▶ _Dataset_:
>> Start

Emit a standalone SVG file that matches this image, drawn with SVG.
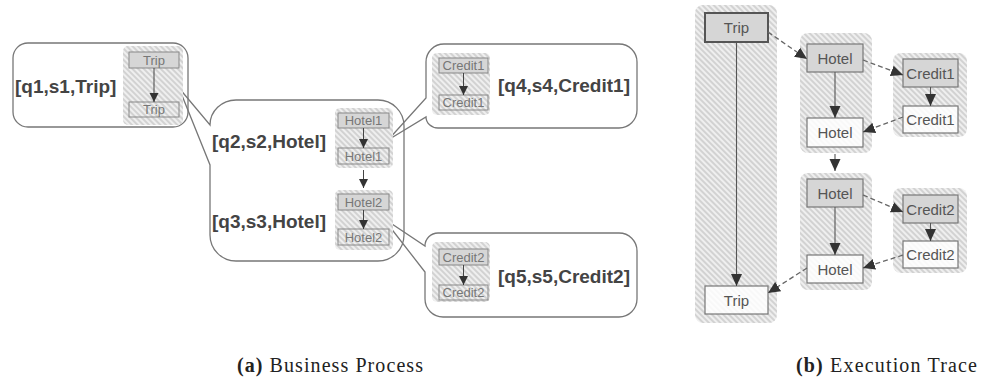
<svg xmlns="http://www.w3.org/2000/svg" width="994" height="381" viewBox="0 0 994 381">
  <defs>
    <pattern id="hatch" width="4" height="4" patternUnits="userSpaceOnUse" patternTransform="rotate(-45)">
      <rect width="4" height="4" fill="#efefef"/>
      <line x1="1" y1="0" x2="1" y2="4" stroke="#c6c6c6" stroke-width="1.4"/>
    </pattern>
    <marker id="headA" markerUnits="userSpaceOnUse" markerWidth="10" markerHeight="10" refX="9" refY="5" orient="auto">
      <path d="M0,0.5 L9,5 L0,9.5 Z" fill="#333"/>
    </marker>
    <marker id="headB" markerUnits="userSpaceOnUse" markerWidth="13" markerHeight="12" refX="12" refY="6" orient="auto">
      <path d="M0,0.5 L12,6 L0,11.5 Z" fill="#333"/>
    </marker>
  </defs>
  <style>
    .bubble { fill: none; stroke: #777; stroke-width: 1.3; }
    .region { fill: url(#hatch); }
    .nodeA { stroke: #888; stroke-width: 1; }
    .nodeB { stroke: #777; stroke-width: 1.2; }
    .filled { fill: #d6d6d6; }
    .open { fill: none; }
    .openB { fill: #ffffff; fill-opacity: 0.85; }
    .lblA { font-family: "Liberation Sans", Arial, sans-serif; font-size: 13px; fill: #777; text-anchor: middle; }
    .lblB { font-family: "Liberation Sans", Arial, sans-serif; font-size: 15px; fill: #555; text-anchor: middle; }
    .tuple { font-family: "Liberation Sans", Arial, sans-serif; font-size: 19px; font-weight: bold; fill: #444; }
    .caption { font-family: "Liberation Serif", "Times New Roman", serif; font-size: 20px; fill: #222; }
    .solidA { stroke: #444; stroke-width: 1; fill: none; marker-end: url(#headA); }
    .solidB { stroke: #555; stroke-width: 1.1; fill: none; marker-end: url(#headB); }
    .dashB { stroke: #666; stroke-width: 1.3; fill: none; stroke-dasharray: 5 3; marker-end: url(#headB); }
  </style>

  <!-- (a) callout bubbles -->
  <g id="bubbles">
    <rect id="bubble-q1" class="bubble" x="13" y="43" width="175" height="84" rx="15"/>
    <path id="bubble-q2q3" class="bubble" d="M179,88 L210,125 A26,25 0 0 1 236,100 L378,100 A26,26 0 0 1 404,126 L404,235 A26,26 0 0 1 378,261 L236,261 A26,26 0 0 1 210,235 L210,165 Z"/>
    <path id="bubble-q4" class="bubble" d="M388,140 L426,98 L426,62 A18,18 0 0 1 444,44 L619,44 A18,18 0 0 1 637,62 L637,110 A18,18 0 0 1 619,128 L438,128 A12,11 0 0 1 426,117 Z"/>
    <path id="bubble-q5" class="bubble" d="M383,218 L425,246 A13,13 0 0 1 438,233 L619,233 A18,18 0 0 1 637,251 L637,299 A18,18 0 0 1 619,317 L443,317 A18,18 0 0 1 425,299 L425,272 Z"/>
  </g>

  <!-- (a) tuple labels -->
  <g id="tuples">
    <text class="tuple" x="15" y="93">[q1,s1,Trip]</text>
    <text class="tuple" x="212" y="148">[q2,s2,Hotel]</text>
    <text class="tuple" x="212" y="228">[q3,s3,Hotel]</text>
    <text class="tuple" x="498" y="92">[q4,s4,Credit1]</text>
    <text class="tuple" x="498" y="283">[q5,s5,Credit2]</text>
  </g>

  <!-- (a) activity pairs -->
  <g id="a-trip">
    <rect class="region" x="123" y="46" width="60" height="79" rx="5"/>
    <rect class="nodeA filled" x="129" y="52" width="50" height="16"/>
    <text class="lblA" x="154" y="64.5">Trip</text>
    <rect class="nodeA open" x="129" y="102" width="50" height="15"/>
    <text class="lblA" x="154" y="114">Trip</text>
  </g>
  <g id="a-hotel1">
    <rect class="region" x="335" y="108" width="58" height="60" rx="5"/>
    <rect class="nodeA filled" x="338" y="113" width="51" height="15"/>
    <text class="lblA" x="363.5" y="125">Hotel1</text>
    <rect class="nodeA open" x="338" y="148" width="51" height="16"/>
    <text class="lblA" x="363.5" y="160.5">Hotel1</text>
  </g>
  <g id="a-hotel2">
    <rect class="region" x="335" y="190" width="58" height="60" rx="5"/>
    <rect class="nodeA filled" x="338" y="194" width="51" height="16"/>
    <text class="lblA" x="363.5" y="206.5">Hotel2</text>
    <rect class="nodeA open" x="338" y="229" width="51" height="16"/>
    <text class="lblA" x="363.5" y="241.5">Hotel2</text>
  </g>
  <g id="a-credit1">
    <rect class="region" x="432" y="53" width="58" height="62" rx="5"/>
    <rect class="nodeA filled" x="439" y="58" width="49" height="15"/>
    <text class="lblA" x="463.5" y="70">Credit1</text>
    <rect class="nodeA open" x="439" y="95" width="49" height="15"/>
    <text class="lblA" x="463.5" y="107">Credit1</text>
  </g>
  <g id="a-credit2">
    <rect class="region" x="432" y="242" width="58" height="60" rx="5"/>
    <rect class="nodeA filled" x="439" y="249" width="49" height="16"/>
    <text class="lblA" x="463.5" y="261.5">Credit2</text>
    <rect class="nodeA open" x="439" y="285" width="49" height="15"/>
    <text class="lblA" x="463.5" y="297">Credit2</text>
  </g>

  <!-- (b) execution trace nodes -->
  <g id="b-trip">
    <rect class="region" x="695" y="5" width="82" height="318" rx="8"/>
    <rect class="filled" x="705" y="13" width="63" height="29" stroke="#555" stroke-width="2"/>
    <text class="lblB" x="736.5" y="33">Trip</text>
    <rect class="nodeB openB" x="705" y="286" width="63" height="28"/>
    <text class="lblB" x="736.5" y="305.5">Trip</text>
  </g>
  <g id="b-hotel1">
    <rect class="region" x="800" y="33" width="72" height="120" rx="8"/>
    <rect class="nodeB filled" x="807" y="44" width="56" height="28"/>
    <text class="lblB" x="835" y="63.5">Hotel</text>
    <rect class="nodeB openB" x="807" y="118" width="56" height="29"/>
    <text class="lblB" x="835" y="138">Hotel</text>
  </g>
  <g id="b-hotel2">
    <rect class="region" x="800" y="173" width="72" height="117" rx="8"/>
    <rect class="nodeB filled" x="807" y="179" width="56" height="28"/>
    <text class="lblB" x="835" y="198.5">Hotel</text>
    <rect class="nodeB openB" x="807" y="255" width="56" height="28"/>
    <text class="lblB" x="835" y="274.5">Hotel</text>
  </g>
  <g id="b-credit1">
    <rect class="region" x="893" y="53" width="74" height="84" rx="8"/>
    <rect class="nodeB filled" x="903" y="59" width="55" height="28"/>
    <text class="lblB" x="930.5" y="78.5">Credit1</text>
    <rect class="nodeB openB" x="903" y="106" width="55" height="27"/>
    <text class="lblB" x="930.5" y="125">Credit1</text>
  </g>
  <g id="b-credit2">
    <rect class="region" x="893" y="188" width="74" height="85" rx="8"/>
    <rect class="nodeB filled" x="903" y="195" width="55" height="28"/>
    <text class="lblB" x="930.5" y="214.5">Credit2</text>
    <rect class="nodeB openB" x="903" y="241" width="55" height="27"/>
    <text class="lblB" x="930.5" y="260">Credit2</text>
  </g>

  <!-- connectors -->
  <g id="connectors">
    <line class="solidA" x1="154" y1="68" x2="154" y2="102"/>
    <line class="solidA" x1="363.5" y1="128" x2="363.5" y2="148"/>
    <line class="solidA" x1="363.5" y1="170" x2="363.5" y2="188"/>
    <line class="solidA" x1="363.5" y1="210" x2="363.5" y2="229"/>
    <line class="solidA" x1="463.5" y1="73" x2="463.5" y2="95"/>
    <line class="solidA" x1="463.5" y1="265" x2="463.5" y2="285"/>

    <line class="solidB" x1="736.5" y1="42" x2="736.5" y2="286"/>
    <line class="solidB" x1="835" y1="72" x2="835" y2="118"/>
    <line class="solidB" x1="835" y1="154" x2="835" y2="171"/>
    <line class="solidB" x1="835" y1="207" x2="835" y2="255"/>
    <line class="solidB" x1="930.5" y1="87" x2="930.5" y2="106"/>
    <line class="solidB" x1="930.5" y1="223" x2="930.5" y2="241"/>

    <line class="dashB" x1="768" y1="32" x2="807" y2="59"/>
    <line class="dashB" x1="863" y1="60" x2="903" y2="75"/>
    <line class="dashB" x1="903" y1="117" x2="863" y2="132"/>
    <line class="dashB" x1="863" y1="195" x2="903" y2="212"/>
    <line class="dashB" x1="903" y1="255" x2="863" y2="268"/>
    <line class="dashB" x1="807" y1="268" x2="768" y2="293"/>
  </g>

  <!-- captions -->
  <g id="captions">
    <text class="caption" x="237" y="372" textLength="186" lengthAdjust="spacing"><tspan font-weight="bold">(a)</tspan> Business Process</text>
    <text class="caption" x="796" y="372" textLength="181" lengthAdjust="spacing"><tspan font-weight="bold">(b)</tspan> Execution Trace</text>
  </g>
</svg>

>> End
>> Start

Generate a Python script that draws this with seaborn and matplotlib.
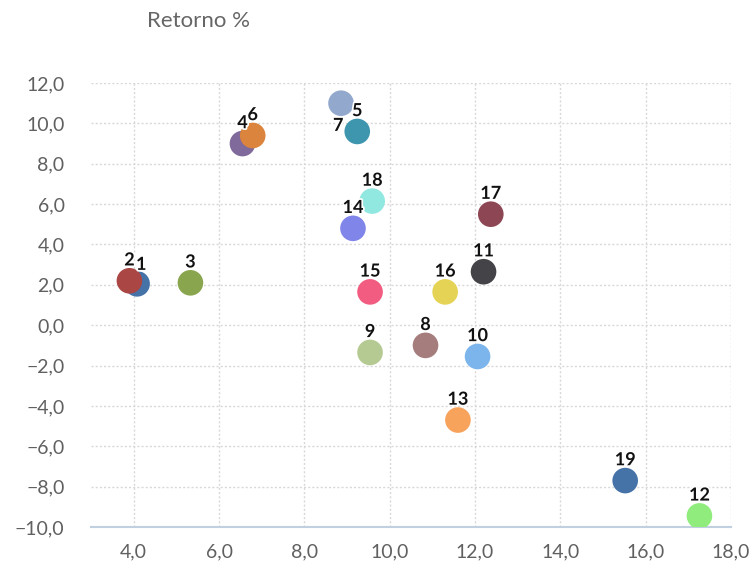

>> End
>> Start

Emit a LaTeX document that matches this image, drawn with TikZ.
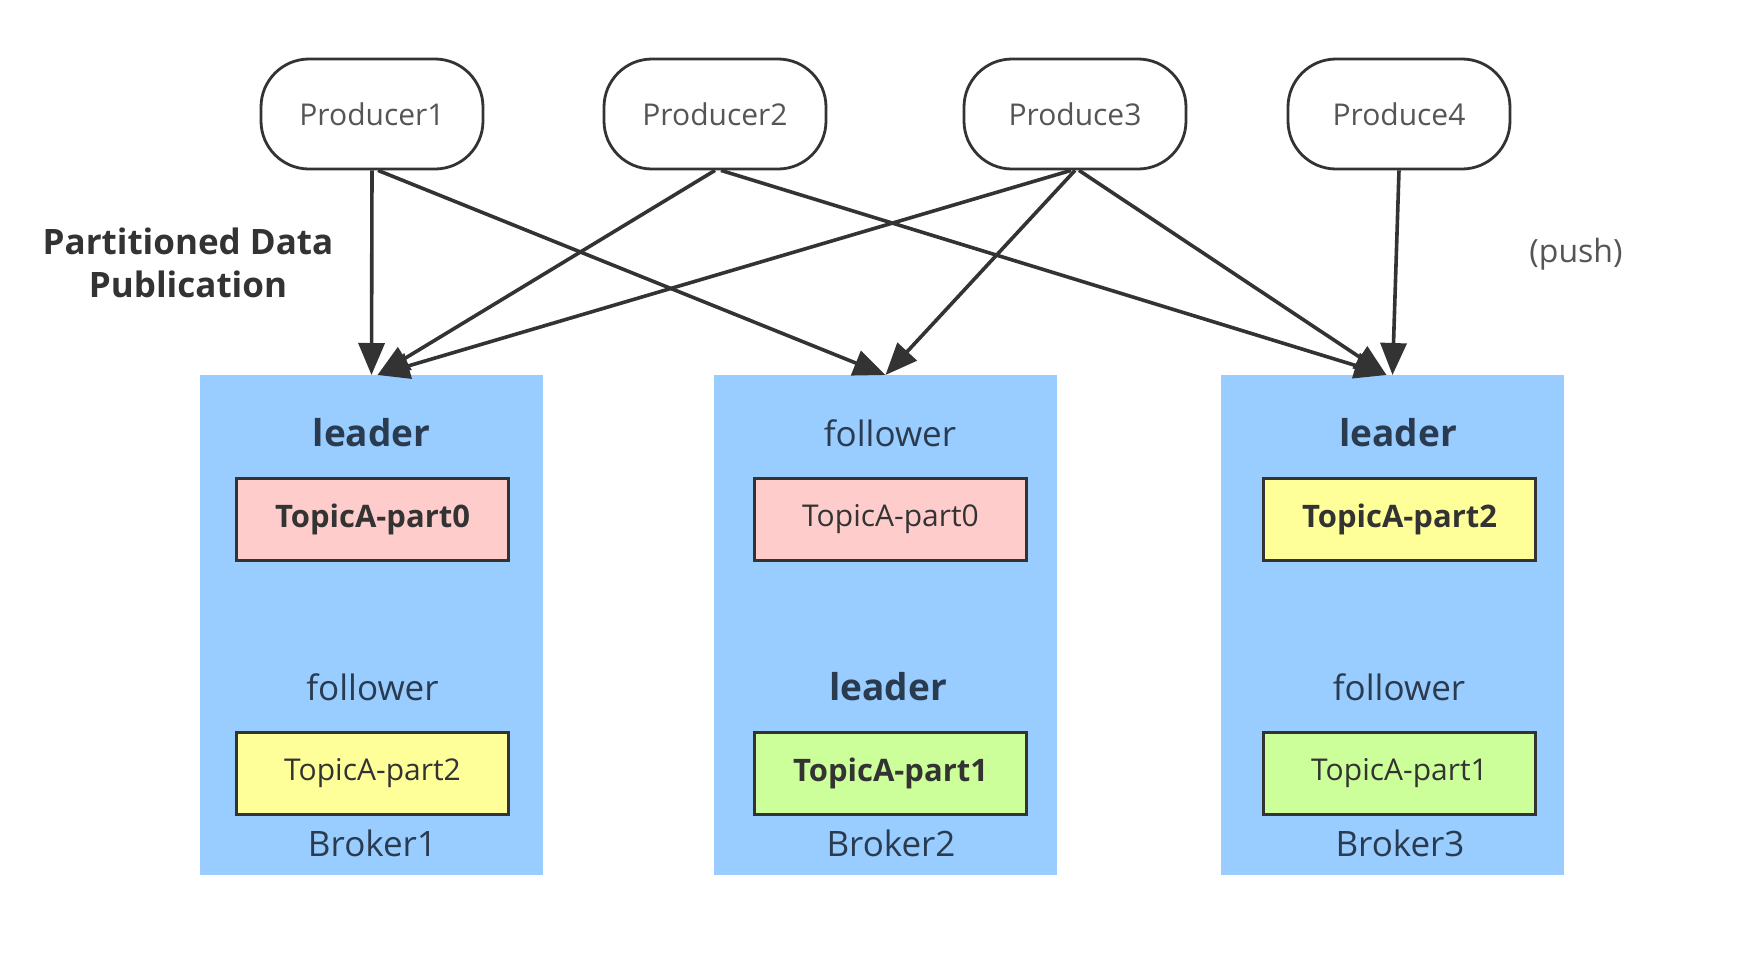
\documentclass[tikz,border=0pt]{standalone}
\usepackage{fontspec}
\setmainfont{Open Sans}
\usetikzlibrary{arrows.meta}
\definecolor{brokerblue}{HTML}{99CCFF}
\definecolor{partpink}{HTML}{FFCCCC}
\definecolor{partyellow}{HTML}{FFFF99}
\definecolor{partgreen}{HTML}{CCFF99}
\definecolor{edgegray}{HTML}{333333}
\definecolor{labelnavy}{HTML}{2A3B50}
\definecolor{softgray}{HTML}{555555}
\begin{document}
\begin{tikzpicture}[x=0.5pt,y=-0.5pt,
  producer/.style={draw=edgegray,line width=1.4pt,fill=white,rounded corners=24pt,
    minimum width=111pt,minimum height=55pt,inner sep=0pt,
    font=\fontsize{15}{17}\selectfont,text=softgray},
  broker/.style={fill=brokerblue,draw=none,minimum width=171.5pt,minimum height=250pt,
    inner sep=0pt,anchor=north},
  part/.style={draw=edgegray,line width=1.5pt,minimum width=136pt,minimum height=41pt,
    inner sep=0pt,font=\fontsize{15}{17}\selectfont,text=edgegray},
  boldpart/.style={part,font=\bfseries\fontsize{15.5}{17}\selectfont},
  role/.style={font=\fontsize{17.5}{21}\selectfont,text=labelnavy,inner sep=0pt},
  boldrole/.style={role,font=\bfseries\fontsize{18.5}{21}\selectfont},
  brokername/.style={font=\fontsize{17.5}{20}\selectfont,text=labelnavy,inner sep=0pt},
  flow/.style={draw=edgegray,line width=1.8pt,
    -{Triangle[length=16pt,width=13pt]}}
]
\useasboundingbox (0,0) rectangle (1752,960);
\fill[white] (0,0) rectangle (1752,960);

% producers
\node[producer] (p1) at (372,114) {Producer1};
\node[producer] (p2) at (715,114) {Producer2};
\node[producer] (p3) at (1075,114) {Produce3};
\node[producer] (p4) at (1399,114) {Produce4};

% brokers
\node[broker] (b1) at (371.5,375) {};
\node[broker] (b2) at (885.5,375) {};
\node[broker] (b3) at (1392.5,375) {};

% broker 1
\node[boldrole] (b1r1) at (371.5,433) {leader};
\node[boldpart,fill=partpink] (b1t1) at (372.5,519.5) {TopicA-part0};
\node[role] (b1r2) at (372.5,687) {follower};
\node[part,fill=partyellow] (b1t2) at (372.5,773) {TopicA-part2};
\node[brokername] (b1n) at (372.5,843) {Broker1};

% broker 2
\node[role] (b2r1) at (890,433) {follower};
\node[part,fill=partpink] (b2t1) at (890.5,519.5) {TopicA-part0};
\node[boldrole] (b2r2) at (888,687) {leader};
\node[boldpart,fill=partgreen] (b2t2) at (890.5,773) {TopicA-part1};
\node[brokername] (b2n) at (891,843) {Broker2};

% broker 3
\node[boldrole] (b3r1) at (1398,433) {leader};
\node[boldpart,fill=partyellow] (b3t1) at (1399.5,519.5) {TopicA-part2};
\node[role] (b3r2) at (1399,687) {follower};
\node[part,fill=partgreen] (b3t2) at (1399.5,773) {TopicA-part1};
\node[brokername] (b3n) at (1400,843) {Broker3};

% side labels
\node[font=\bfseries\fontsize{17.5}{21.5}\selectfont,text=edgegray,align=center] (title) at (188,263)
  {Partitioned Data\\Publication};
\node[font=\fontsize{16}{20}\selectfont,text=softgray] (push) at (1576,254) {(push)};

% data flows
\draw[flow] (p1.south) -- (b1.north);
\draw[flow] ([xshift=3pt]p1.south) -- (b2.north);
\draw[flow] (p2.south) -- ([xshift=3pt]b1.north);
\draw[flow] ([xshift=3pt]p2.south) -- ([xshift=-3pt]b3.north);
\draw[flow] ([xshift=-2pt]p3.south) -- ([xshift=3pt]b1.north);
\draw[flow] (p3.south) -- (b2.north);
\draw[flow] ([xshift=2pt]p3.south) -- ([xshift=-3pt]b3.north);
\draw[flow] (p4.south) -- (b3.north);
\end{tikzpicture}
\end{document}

>> End

▶ _Exercise_:
Your answer should be a single number: the count of lines in the data that include the word "with".

▶ _Response to this exercise_:
3